To Daniela I'd like to say, practically every Italian that I have ever met, that arrived from Italy Post WWII, has exhibited that Snobbery, that I'd like to sub title as "Disappointment". I'm a third generation Italian American, and I AGREE WITH YOUR DAD, and all those Others. They are Right!!!

It's important for people/ethnicities/countries to know their strengths and weaknesses, and look at them accurately!

Americans in general,as compared to Europeans are Cultural "hicks/cowboys/rednecks".  And Italian Americans with an  Italian heritage that spans THREE great Epochs (Magna Grecia, Rome, Renaissance), that have enormous reason to be proud, only have a "superficial" pride, because they are NOT educated as to WHY they should be Proud. They know SO little, it's embarrassing!!!!

I used to be one of "those" (I'm trying my best to climb out of that hole. LOL :)      I came from an American  "Beer and Bowling" Cultural mentality, and My grand parents, nor my parents knew ANYTHING about their Italian Culture. 

We MUST recognize this "vacuum" and provide Cultural Centers, or Italian Studies in ALL Levels of the Educational system!!!!!   It is Not Wise for us to Deny the Undeniable, but to Recognize it and DO something Constructive about it!!!    

It is Not for people like your Dad to be more Accepting of us Retards, but for us to be more DESERVING of having such a Rich Italian Heritage!!!!!!!!

 

BEING ITALIAN, LA DOLCE VITA

Washington Post                            

Daniela Deane Arlington                                                            

Sunday, July 16, 2006

Ever since Italy's last-minute World Cup win, it's been great being Italian.

Friends call and e-mail, acquaintances stop to chat, colleagues drop by my desk for a high-five, everyone congratulating me as if the victory were my own.

And somehow it is, because being Italian is one of the richest parts of my life.

But as with all good things, it comes with baggage.

After the Iaconos immigrated to Washington from Italy in 1957, when I was 3 years old, my father, Gigi (short for Luigi), decided that one of his jobs in life would be to make sure that I, the youngest Iacono by far, would never forget that I was an Italian girl from Naples. He knew I'd become an American. It was the Italian part that needed protection.

And so he insisted that we speak only Italian at home. He sent me, my brother and my mother back to Italy to stay with relatives in the summer while he stayed in Washington and worked, only dreaming about sitting under the southern Italian sun.

At home in Washington, we ate only Italian food. My father was 43 and my mother 37 when they arrived here, speaking no English. They continued the only life they knew.

Gigi loved many things about 1950s America, especially what he saw as its classless society so full of opportunities, so different from the tradition-heavy, it's-all-who-you-know Italy he had left behind. But he had trouble assimilating.
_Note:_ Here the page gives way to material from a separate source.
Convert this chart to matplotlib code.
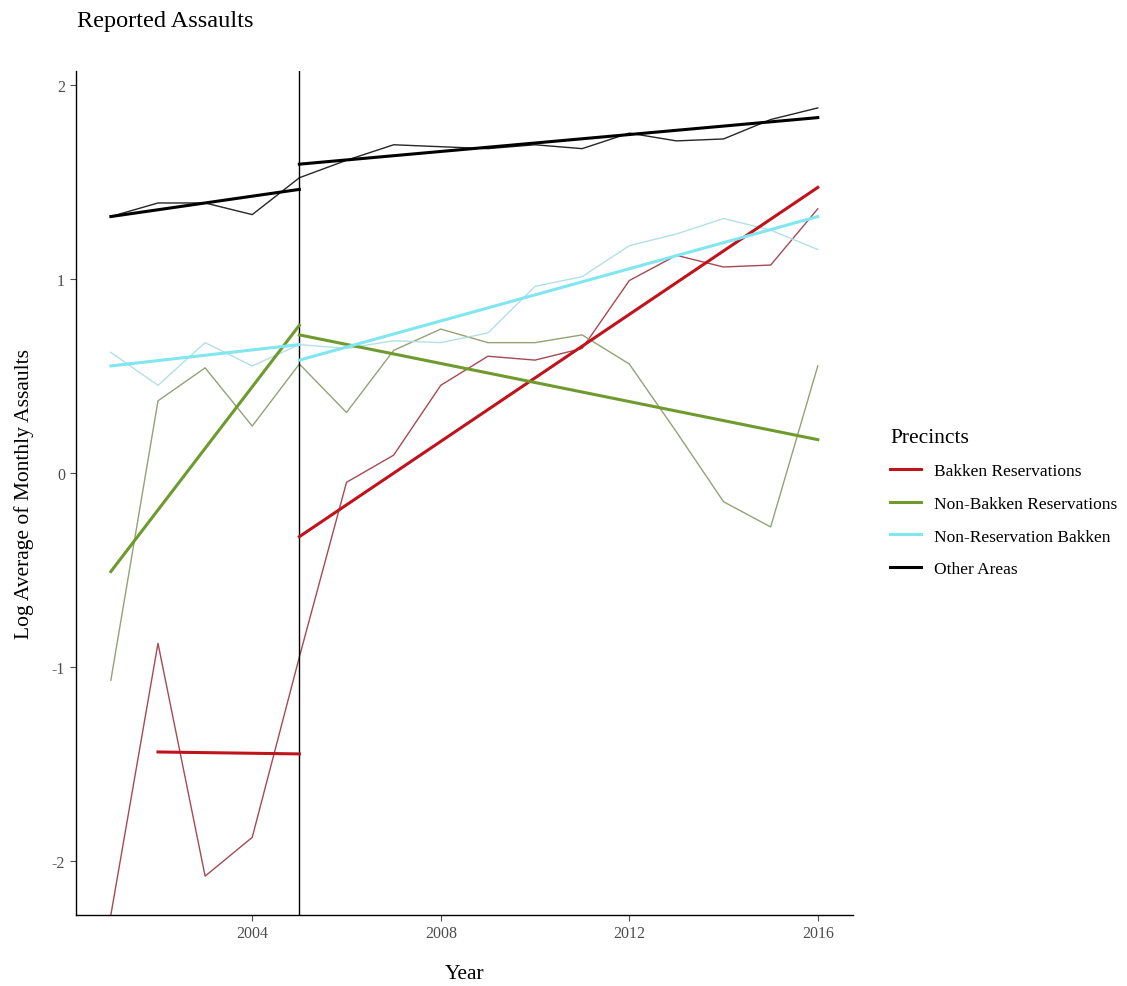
#! /usr/bin/env python3

import numpy as np
import matplotlib.pyplot as plt
from matplotlib.lines import Line2D

plt.rcParams["font.family"] = ["Liberation Serif", "DejaVu Serif"]
plt.rcParams["axes.unicode_minus"] = False

years = [2001, 2002, 2003, 2004, 2005, 2006, 2007, 2008,
         2009, 2010, 2011, 2012, 2013, 2014, 2015, 2016]

# yearly log averages (2001 Bakken Reservations had zero -> -Inf)
bakken_res = [float("-inf"), -0.88, -2.08, -1.88, -0.95, -0.05, 0.09, 0.45,
              0.60, 0.58, 0.64, 0.99, 1.12, 1.06, 1.07, 1.36]
nonbakken_res = [-1.07, 0.37, 0.54, 0.24, 0.56, 0.31, 0.63, 0.74,
                 0.67, 0.67, 0.71, 0.56, 0.21, -0.15, -0.28, 0.55]
nonres_bakken = [0.62, 0.45, 0.67, 0.55, 0.66, 0.64, 0.68, 0.67,
                 0.72, 0.96, 1.01, 1.17, 1.23, 1.31, 1.25, 1.15]
other_areas = [1.32, 1.39, 1.39, 1.33, 1.52, 1.61, 1.69, 1.68,
               1.67, 1.69, 1.67, 1.75, 1.71, 1.72, 1.82, 1.88]

# fitted trend lines before / after 2005 (start and end values)
fit_pre_years = [2001, 2005]
fit_pre_years_bakken = [2002, 2005]
fit_post_years = [2005, 2016]

bakken_res_fit_pre = [-1.44, -1.45]
bakken_res_fit_post = [-0.33, 1.47]
nonbakken_res_fit_pre = [-0.51, 0.76]
nonbakken_res_fit_post = [0.71, 0.17]
nonres_bakken_fit_pre = [0.55, 0.66]
nonres_bakken_fit_post = [0.58, 1.32]
other_areas_fit_pre = [1.32, 1.46]
other_areas_fit_post = [1.59, 1.83]

labels = ["Bakken Reservations", "Non-Bakken Reservations",
          "Non-Reservation Bakken", "Other Areas"]
fit_colors = ["#C0141C", "#6E9A2E", "#80E6EF", "#000000"]
raw_colors = ["#A54A54", "#94A276", "#B3E0E6", "#262626"]

ylo, yhi = -2.28, 2.07

fig = plt.figure(figsize=(11.27, 9.87), dpi=100)
ax = fig.add_axes([0.067, 0.072, 0.69, 0.855])

raw = [bakken_res, nonbakken_res, nonres_bakken, other_areas]
for vals, c in zip(raw, raw_colors):
    v = np.maximum(np.array(vals), ylo)  # -Inf drawn at panel edge
    ax.plot(years, v, color=c, lw=1.0, zorder=2)

ax.axvline(2005, color="black", lw=1.0, zorder=3)

pre = [(fit_pre_years_bakken, bakken_res_fit_pre),
       (fit_pre_years, nonbakken_res_fit_pre),
       (fit_pre_years, nonres_bakken_fit_pre),
       (fit_pre_years, other_areas_fit_pre)]
post = [bakken_res_fit_post, nonbakken_res_fit_post,
        nonres_bakken_fit_post, other_areas_fit_post]
for (px, py), qy, c in zip(pre, post, fit_colors):
    ax.plot(px, py, color=c, lw=2.2, zorder=4)
    ax.plot(fit_post_years, qy, color=c, lw=2.2, zorder=4)

ax.set_xlim(2000.25, 2016.75)
ax.set_ylim(ylo, yhi)
ax.set_xticks([2004, 2008, 2012, 2016])
ax.set_yticks([-2, -1, 0, 1, 2])
ax.tick_params(colors="#4d4d4d", labelsize=11.5, length=4, width=0.8)
ax.spines["top"].set_visible(False)
ax.spines["right"].set_visible(False)
for s in ["left", "bottom"]:
    ax.spines[s].set_color("black")
    ax.spines[s].set_linewidth(1.0)

ax.set_xlabel("Year", fontsize=15.5, labelpad=16)
ax.set_ylabel("Log Average of Monthly Assaults", fontsize=15.5, labelpad=13)
fig.text(0.068, 0.978, "Reported Assaults", fontsize=17.5, va="center", ha="left")

handles = [Line2D([0], [0], color=c, lw=2.2) for c in fit_colors]
leg = fig.legend(handles, labels, title="Precincts", loc="center left",
                 bbox_to_anchor=(0.776, 0.49), frameon=False, fontsize=12.5,
                 title_fontsize=15.5, handlelength=1.8, handletextpad=0.7,
                 labelspacing=0.95)
leg._legend_box.align = "left"

fig.savefig("out.png", dpi=100)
And the sharp edge of that was his feelings about Italian Americans. He was a fine man, my father. And I loved him very much. But he was an Italian snob. And that's what he wanted me to be, too.
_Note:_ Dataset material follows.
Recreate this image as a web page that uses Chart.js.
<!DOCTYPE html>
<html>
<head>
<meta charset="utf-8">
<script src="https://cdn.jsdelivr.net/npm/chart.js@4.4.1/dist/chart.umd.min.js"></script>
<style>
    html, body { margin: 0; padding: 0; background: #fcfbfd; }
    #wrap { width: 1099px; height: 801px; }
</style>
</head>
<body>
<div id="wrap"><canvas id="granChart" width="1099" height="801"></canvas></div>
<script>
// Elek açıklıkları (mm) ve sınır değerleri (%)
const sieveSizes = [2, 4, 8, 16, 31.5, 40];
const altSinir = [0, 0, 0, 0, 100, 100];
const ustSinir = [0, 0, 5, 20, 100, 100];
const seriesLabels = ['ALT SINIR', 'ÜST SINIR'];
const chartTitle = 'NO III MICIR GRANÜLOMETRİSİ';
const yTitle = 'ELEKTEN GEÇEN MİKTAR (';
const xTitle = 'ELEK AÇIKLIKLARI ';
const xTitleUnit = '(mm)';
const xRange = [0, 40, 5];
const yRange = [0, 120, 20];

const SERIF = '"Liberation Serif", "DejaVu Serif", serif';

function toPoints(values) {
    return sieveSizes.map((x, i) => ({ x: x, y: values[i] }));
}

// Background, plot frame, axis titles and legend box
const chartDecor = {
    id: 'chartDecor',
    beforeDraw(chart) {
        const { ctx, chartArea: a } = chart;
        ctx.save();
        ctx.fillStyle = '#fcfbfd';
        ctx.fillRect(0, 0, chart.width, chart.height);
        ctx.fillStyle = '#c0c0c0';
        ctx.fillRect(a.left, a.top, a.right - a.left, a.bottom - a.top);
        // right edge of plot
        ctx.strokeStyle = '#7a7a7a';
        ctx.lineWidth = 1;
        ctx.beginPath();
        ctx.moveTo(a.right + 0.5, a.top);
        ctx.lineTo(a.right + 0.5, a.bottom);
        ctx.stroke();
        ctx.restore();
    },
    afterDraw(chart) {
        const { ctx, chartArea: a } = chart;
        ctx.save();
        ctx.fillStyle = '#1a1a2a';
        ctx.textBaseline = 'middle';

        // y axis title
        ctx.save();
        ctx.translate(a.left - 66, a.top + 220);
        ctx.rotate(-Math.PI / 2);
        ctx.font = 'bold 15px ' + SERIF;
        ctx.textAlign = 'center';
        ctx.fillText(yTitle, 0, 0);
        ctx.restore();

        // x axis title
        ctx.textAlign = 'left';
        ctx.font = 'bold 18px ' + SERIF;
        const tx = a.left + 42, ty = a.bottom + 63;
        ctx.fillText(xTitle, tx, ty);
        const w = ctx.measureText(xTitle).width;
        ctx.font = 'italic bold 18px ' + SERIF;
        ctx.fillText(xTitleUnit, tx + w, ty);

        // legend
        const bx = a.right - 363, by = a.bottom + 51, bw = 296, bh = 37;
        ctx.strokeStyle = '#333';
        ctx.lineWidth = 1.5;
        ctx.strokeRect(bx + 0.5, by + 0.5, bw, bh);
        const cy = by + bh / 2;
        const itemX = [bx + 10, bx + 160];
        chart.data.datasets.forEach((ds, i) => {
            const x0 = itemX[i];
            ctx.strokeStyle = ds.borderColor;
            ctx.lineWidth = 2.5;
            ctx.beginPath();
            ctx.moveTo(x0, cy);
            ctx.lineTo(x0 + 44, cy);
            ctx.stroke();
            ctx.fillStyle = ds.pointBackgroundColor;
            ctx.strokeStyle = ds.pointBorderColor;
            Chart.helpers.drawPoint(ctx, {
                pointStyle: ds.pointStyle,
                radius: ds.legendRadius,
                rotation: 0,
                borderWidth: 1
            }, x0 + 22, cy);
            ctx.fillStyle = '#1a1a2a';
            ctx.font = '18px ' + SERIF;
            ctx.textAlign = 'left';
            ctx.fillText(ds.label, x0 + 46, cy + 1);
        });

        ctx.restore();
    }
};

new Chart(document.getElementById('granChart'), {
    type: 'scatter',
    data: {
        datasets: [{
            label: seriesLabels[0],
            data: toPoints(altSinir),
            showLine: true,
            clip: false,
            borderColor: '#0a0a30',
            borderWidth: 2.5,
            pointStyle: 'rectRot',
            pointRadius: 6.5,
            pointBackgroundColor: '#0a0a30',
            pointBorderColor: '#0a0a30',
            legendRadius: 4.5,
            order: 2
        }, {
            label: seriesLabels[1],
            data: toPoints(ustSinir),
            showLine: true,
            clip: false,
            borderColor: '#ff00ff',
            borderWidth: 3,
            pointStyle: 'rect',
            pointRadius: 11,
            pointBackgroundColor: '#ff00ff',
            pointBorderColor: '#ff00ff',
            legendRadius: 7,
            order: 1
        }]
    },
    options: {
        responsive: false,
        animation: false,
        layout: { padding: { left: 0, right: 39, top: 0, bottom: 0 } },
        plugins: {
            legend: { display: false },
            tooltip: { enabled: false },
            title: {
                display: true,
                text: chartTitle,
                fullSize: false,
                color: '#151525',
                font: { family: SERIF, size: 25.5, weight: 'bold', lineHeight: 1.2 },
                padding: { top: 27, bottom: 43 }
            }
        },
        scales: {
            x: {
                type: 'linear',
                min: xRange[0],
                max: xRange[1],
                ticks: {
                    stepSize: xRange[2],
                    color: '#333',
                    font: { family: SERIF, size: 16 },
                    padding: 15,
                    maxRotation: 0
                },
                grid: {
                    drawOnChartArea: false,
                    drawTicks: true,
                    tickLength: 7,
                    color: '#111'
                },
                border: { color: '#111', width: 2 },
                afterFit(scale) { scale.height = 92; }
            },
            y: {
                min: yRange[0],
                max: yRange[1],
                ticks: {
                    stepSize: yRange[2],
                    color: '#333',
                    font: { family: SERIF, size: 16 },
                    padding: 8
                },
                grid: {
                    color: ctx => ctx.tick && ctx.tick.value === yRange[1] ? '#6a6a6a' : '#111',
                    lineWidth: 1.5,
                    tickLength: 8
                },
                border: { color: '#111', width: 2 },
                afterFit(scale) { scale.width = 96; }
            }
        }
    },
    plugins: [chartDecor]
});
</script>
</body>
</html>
Italian Americans were one of his favorite dislikes. And Gigi loved a good rant. They can't pronounce their own names; they don't know anything about Italy; they wouldn't know real Italian food if they tripped over a plate of pappardelle by mistake. Then there was that whole unpleasant Mafia thing associated with them. The list was long.

That's not us, Gigi would say. We're the real gelato . And we're going home -- any old year now.

Our first rented apartment in Washington was in Mount Pleasant, right behind the then-Italian Embassy. The closer we were, the purer we would stay, I guess. And then there was the free (and real) Italian food we'd get after embassy parties, because my grandfather back in Naples knew someone who knew the ambassador or some other such Italian-style connection.

Most of the Italians my parents befriended in those early years in 1960s Washington were through the embassy. There was never much of an Italian community here. And of course they could only be friends with the real ones. So we were an island in a nation where more than 25 million Americans claim the same ancestry as us.

After I grew up, I moved back to Italy twice, my father's words propelling me there. But then I came back here about 10 years ago, deciding Washington was a good place to finish raising my boys. My parents were still here, funnily enough, living in Falls Church.

As I've basked in being Italian the past several days, giving thanks to my parents for this enormous life gift, I've also thought about how I'm American and how that, too, has enriched my life so much.

I know Italy well enough to know that I would've been a lucky Naples girl indeed to end up with the long, varied career as a journalist that I've had.

So perhaps now, almost a decade after Gigi's death, and in honor of Italy's great win, it's time for me to admit that yes, I'm Italian, but I'm Italian American, too. And Gigi, it's really not that bad.

-- Daniela Deane Arlington  is an editor for The Post's Continuous News department.